A number of recent media reports suggest layoffs are now common in India these days. The largest layoff news perhaps was that of Cognizant's decision to sack 6,000-13,000 employees. Since this news hit the headlines in March this year, a number of subsequent reports have suggested that Cognizant's is not an isolated case. There was news of Infosys letting a few hundred people go. According to one report, seven of the biggest IT firms are in the process of laying off more than 56,000 engineers.
According to a PTI story in Economic Times on May 14, a McKinsey & Company study estimates that 50-60 per cent of the Indian IT workforce will have to be retrained because of a shift in technologies. The industry employs 3.9 million people. Head Hunters India, an executive search company, says that 30-40 per cent of these cannot be re-trained or re-skilled. Assuming that half of these will continue to work on old skills, a substantial chunk of over half million will turn redundant over the next three years. This works out to about 175,000-200,000 IT job losses a year over the next three years.
How large is 56,000 or 200,000 jobs? To set the scale, the total number of people employed in India is of the order of 410 million. So, this is between 0.01 and 0.05 per cent of all people employed in India. But, they can add 0.5 per cent to the stock of 41 million unemployed.
IT job losses is essentially an urban problem. Urban employment is about 135 million and the urban unemployed, 16 million. These job losses would be a significant 0.15 per cent of urban employment and 1.25 per cent of urban unemployed.
This, I believe, is a significant scale of job loss which could impact wages in the IT sector as also the demand for consumer durables and related goods and services.
Urban employment faces different challenges today. Deteriorating business prospects for the IT industry is just one challenge. IT companieshave been returning cash to investors implying less investments into growth and employment. Their hiring had slowed down already.
With cash being returned and people being laid off, the IT industry has stopped being the desired jobs destination for young engineers in India.
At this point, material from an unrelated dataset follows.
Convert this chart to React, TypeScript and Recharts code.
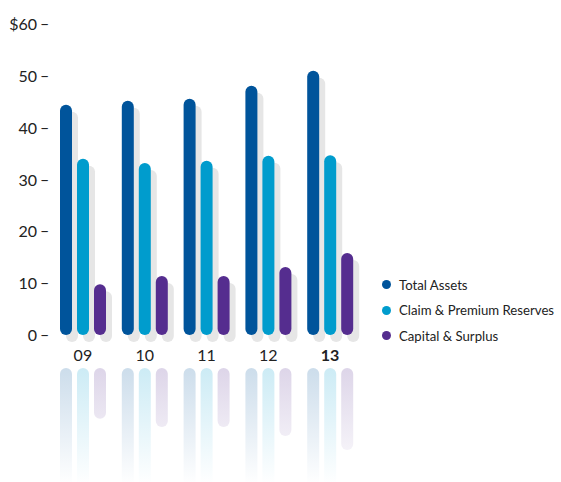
import React from "react";
import { BarChart, Bar, XAxis, YAxis } from "recharts";

// Balance figures per year, in millions of dollars
const years = ["09", "10", "11", "12", "13"];
const totalAssets = [44.4, 45.2, 45.6, 48.1, 51.0];
const claimReserves = [34.0, 33.2, 33.6, 34.6, 34.7];
const capitalSurplus = [9.8, 11.4, 11.4, 13.1, 15.8];
const yTicks = [0, 10, 20, 30, 40, 50, 60];

const series = [
  { key: "total", name: "Total Assets", color: "#00549b", values: totalAssets },
  { key: "claim", name: "Claim & Premium Reserves", color: "#009ccd", values: claimReserves },
  { key: "capital", name: "Capital & Surplus", color: "#552d8f", values: capitalSurplus },
];

const data = years.map((year, i) => ({
  year,
  total: totalAssets[i],
  claim: claimReserves[i],
  capital: capitalSurplus[i],
}));

const FONT = "Lato, 'DejaVu Sans', sans-serif";
const TEXT = "#222";
const REFLECT_GAP = 33;

// pill bar with a grey drop shadow and a faded mirror image under the axis
const pillShape = (key: string) => (props: any) => {
  const { x, y, width, height, fill } = props;
  if (!height || height <= 0) return <g />;
  const r = width / 2;
  const base = y + height;
  return (
    <g>
      <rect x={x + 6} y={y + 7} width={width} height={height} rx={r} fill="#e6e6e6" />
      <rect
        x={x}
        y={base + REFLECT_GAP}
        width={width}
        height={height}
        rx={r}
        fill={`url(#fade-${key})`}
      />
      <rect x={x} y={y} width={width} height={height} rx={r} fill={fill} />
    </g>
  );
};

// value label plus a short dash standing in for the tick mark
const YTick = (props: any) => {
  const { y, payload } = props;
  const label = (payload.value === 60 ? "$" : "") + payload.value;
  return (
    <g fill={TEXT} fontSize={16} fontFamily={FONT}>
      <text x={37} y={y} dy={6} textAnchor="end">
        {label}
      </text>
      <text x={40} y={y} dy={5} textAnchor="start">
        –
      </text>
    </g>
  );
};

const XTick = (props: any) => {
  const { x, payload } = props;
  const last = payload.value === years[years.length - 1];
  return (
    <text
      x={x}
      y={361}
      textAnchor="middle"
      fill={TEXT}
      fontSize={16}
      fontWeight={last ? 700 : 400}
      fontFamily={FONT}
    >
      {payload.value}
    </text>
  );
};

const ChartLegend = () => (
  <div
    style={{
      position: "absolute",
      left: 382,
      top: 272,
      fontFamily: FONT,
      fontSize: 13.2,
      color: TEXT,
      whiteSpace: "nowrap",
    }}
  >
    {series.map((s) => (
      <div key={s.key} style={{ display: "flex", alignItems: "center", height: 25.5 }}>
        <span
          style={{
            width: 9,
            height: 9,
            borderRadius: "50%",
            background: s.color,
            marginRight: 8,
            flex: "none",
          }}
        />
        <span>{s.name}</span>
      </div>
    ))}
  </div>
);

export default function App() {
  return (
    <div style={{ position: "absolute", left: 0, top: 0, width: 561, height: 482, background: "#fff" }}>
      <BarChart
        width={561}
        height={482}
        data={data}
        margin={{ top: 24, right: 200, bottom: 117, left: 0 }}
        barSize={12}
        barGap={5}
      >
        <defs>
          {series.map((s) => (
            <linearGradient
              key={s.key}
              id={`fade-${s.key}`}
              gradientUnits="userSpaceOnUse"
              x1={0}
              y1={368}
              x2={0}
              y2={485}
            >
              <stop offset="0%" stopColor={s.color} stopOpacity={0.2} />
              <stop offset="100%" stopColor={s.color} stopOpacity={0} />
            </linearGradient>
          ))}
        </defs>
        <XAxis
          dataKey="year"
          height={30}
          axisLine={false}
          tickLine={false}
          tick={<XTick />}
          interval={0}
        />
        <YAxis
          width={52}
          domain={[0, 60]}
          ticks={yTicks}
          axisLine={false}
          tickLine={false}
          tick={<YTick />}
          interval={0}
        />
        {series.map((s) => (
          <Bar
            key={s.key}
            dataKey={s.key}
            name={s.name}
            fill={s.color}
            shape={pillShape(s.key)}
            isAnimationActive={false}
          />
        ))}
      </BarChart>
      <ChartLegend />
    </div>
  );
}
The H1B visa crisis in USA adds to the challenge of deteriorating business prospects. IT companies may cope with this by hiring in America. But, Indian labour, essentially Indian urban labour, faces a new challenge in the consequent loss of potential jobs.
Increasing automation is a yet another challenge. In March this year, PeopleStrong, a human resources firm stated that automation would hurt Indian employment by 2021. This is likely to hurt employment opportunities beyond the IT industry. According to the firm, customer services and warehouse management are already using bots or web robots for jobs that were hitherto performed by humans.
The urban jobs market had already taken a hit following demonetisation from which it has still not recovered.
The urban labour participation rate (LPR) rate has been falling steadily since November 2016. From 45 per cent in October 2016 it fell a full percentage point to 44 per cent in November. The fall continued but gradually as the LPR reached 43.4 per cent by February 2017. Then, in March it again fell a steep one percentage point to 42.4 per cent and further to 41.7 per cent in April.
The Consumer Sentiment index is based on responses to five questions on the lines of the Surveys of Consumers conducted by University of Michigan in the US. The five questions seek a household's views on its well-being compared to a year earlier, its expectation of its well-being a year later, its view regarding the economic conditions in the coming one year, its view regarding the general trend of the economy over the next five years, and finally its view whether this is a good time to buy consumer durables.
The unemployment rate is computed on a current daily basis. A person is considered unemployed if she states that she is unemployed, is willing to work and is actively looking for a job. Labour force is the sum of all unemployed and employed persons above the age of 14 years. The unemployment rate is the ratio of the unemployed to the total labour force.